Deliberate misdirection as pedagogy
Many CTF designers want you to stop trusting a single output. So they plant a banner that’s plausible, seductive, and wrong. It’s a teaching strategy: if you learn to demand corroboration in labs, you’ll do it in real work.
Snapshot drift (VM images vs expectations)
A box you think is “X.Y” may have been rebuilt, patched, repackaged, or mirrored differently. Even tiny changes (a swapped web server, an updated SSH config) can throw off guess-based labeling.
Quietly powerful habit: Treat the lab name as a theme, not a guarantee.
I once did a lab where the “expected” OS was plastered all over old write-ups. I leaned on those assumptions, picked an exploit chain early, and wasted a full hour. When I finally slowed down and validated the services in front of me, the path was obvious.

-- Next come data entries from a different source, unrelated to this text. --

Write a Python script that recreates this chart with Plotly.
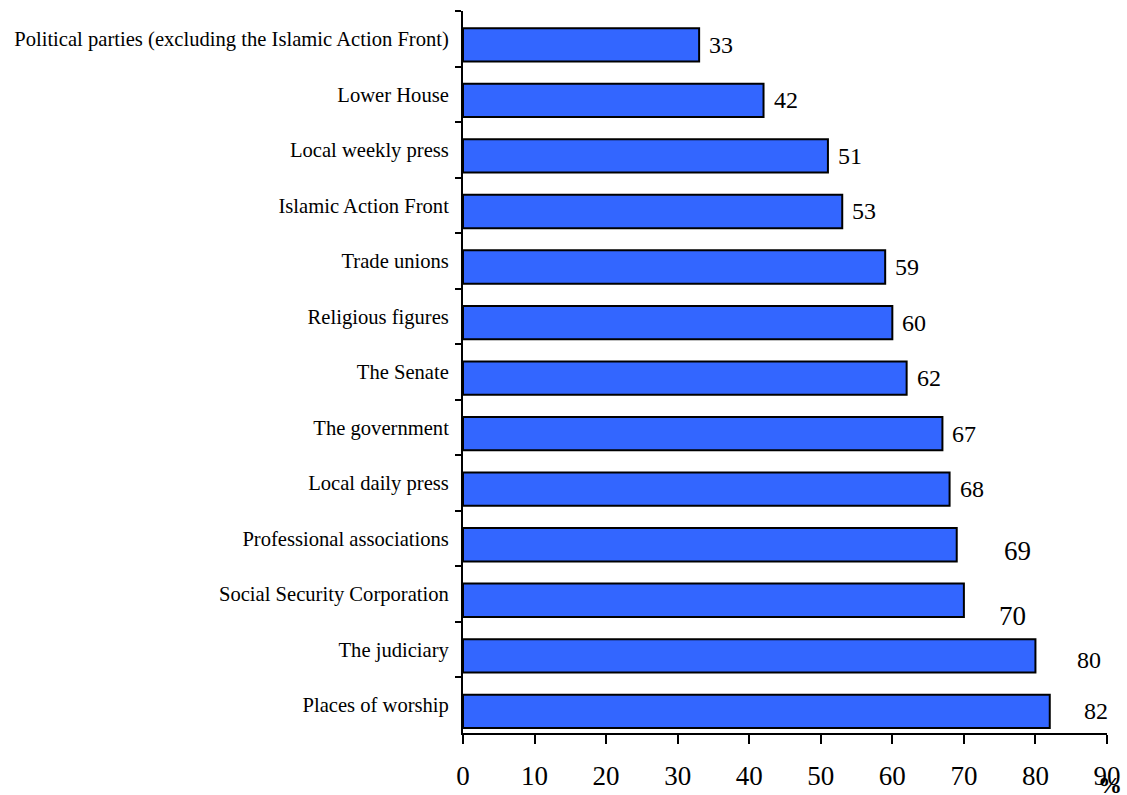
import plotly.graph_objects as go

categories = [
    "Political parties (excluding the Islamic Action Front)",
    "Lower House",
    "Local weekly press",
    "Islamic Action Front",
    "Trade unions",
    "Religious figures",
    "The Senate",
    "The government",
    "Local daily press",
    "Professional associations",
    "Social Security Corporation",
    "The judiciary",
    "Places of worship",
]
values = [33, 42, 51, 53, 59, 60, 62, 67, 68, 69, 70, 80, 82]
x_ticks = [0, 10, 20, 30, 40, 50, 60, 70, 80, 90]

FONT = "Liberation Serif, Times New Roman, serif"
BAR_W = 0.6
BAR_SHIFT = 0.11  # bars sit slightly below band centres
PX_PER_UNIT_Y = 722 / 13

# label placement tweaks (px): dx from bar end, dy downward from bar centre, font size
label_style = {
    69: (45, 6, 27),
    70: (33, 16, 27),
    80: (40, 4, 24),
    82: (32, 0, 24),
}

fig = go.Figure()
fig.add_trace(go.Bar(
    x=values, y=categories, orientation="h",
    width=BAR_W, offset=-BAR_W / 2 + BAR_SHIFT,
    marker=dict(color="#3366FF", line=dict(color="black", width=2)),
    hoverinfo="x+y",
))

for cat, v in zip(categories, values):
    dx, dy, fs = label_style.get(v, (8, 0, 24))
    fig.add_annotation(
        x=v, y=cat, xref="x", yref="y", text=str(v), showarrow=False,
        xanchor="left", yanchor="middle",
        xshift=dx, yshift=-(BAR_SHIFT * PX_PER_UNIT_Y + dy),
        font=dict(family=FONT, size=fs, color="black"),
    )

fig.add_annotation(
    x=1.0047, y=-0.072, xref="paper", yref="paper", text="<b>%</b>",
    showarrow=False, xanchor="center", yanchor="middle",
    font=dict(family=FONT, size=24, color="black"),
)

fig.update_layout(
    width=1127, height=795,
    margin=dict(l=463, r=20, t=11, b=62),
    plot_bgcolor="white", paper_bgcolor="white",
    showlegend=False,
    font=dict(family=FONT, color="black"),
    xaxis=dict(
        range=[0, 90], tickvals=x_ticks, ticktext=[str(t) for t in x_ticks],
        showline=True, linecolor="black", linewidth=2,
        ticks="outside", ticklen=9, tickwidth=2, tickcolor="black",
        showgrid=False, zeroline=False, automargin=False,
        tickfont=dict(family=FONT, size=27, color="black"),
        ticklabelstandoff=9,
    ),
    yaxis=dict(
        type="category", autorange="reversed",
        showline=True, linecolor="black", linewidth=2,
        ticks="outside", ticklen=6, tickwidth=2, tickcolor="black",
        tickson="boundaries", showgrid=False, zeroline=False, automargin=False,
        tickfont=dict(family=FONT, size=20.6, color="black"),
        ticklabelstandoff=8,
    ),
)

fig.write_html(
    "out.html",
    config={"displayModeBar": False},
    post_script="document.body.style.margin='0';document.body.style.overflow='hidden';",
)
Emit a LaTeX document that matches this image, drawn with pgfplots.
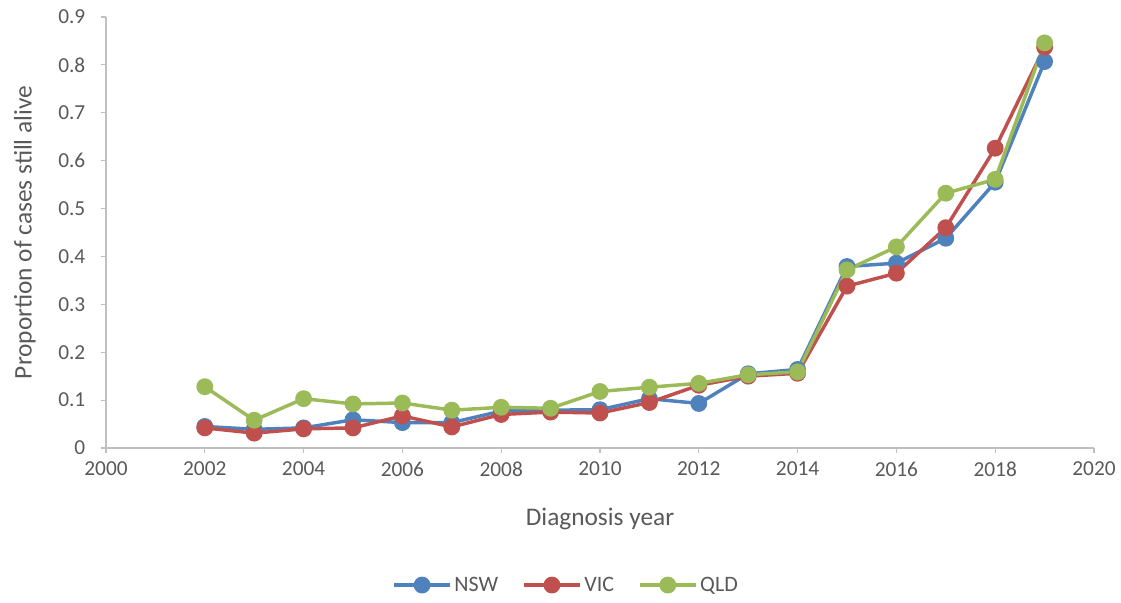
\documentclass[border=0pt]{standalone}
\usepackage{pgfplots}
\pgfplotsset{compat=1.18}
\usepackage{fontspec}
\setmainfont{Carlito}
\definecolor{nswblue}{HTML}{4F81BD}
\definecolor{vicred}{HTML}{C0504D}
\definecolor{qldgreen}{HTML}{9BBB59}
\definecolor{txtgray}{HTML}{595959}
\definecolor{axgray}{HTML}{BFBFBF}

\pgfplotstableread{
year  nsw    vic    qld
2002  0.045  0.042  0.128
2003  0.039  0.031  0.058
2004  0.042  0.040  0.103
2005  0.059  0.042  0.092
2006  0.053  0.067  0.094
2007  0.053  0.044  0.079
2008  0.077  0.070  0.085
2009  0.079  0.075  0.083
2010  0.080  0.073  0.118
2011  0.103  0.095  0.127
2012  0.093  0.131  0.135
2013  0.155  0.150  0.153
2014  0.164  0.156  0.159
2015  0.379  0.338  0.372
2016  0.386  0.365  0.420
2017  0.438  0.460  0.532
2018  0.555  0.626  0.561
2019  0.807  0.837  0.846
}\survival

\begin{document}
\begin{tikzpicture}[x=1pt,y=1pt]
\begin{axis}[
  at={(0,0)}, anchor=south west,
  scale only axis,
  width=741pt, height=323.25pt,
  xmin=2000, xmax=2020, ymin=0, ymax=0.9,
  xtick={2000,2002,...,2020},
  ytick={0,0.1,...,0.9},
  axis lines*=left,
  axis line style={axgray, line width=0.9pt},
  tick style={axgray, line width=0.9pt},
  tick align=outside,
  major tick length=4pt,
  x tick label style={/pgf/number format/1000 sep={}, yshift=-3pt},
  y tick label style={/pgf/number format/fixed, /pgf/number format/precision=1, xshift=-8pt},
  /pgf/number format/assume math mode=true,
  ticklabel style={font=\fontsize{16}{19}\selectfont, text=txtgray},
  xlabel={Diagnosis year},
  ylabel={Proportion of cases still alive},
  label style={font=\fontsize{19}{22}\selectfont, text=txtgray},
  xlabel style={at={(axis description cs:0.5,-0.165)}, anchor=center},
  ylabel style={at={(axis description cs:-0.082,0.5)}, anchor=center, rotate=0},
  legend columns=3,
  legend style={draw=none, at={(0.466,-0.318)}, anchor=center,
    font=\fontsize{16.5}{19}\selectfont, text=txtgray,
    /tikz/every even column/.append style={column sep=16pt}},
  legend cell align=left,
  legend image code/.code={
    \draw[mark repeat=2, mark phase=2] plot coordinates {(0pt,0pt) (21pt,0pt) (42pt,0pt)};},
  every axis plot/.append style={line width=2.6pt, mark=*, mark size=5pt,
    mark options={line width=0.5pt}},
  clip=false,
]
\addplot[nswblue, mark options={fill=nswblue, draw=nswblue}] table[x=year, y=nsw] {\survival};
\addlegendentry{NSW}
\addplot[vicred, mark options={fill=vicred, draw=vicred}] table[x=year, y=vic] {\survival};
\addlegendentry{VIC}
\addplot[qldgreen, mark options={fill=qldgreen, draw=qldgreen}] table[x=year, y=qld] {\survival};
\addlegendentry{QLD}
\end{axis}
\pgfresetboundingbox
\useasboundingbox (-79.5pt,-116.25pt) rectangle (761.25pt,336pt);
\end{tikzpicture}
\end{document}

The lesson wasn’t “read fewer write-ups.” It was “don’t borrow certainty.”
Short Story: I was halfway through a Kioptrix-style run when CME printed a tidy OS version that matched the vibe of the machine. I felt the little dopamine click: “I’m efficient.” I wrote it down and moved on. Forty minutes later, my exploit failed in a way that didn’t make sense.
The port was right, the module was right, the payload was right. What was wrong was my premise. The “OS version” I trusted was coming from a banner that lived on a reverse proxy. The host behind it was different. When I re-ran my checks with a second protocol and logged the raw outputs, the story changed immediately, and so did my strategy. I didn’t become smarter. I became slower in the right places. That’s the whole game.
Confirming OS family without hallucinating the version
Here’s the practical middle path: confirm the OS family with high confidence, avoid claiming the exact version unless you earn it, and drive your attack choices from confirmed services and configs. That’s how you stay fast and accurate.
Cross-check with SMB (when present)
SMB is often rich with signals, especially for Windows targets. Dialect support, signing defaults, naming patterns, and share behavior can be more meaningful than a single banner line. CME shines here, but remember: it’s still inference until corroborated.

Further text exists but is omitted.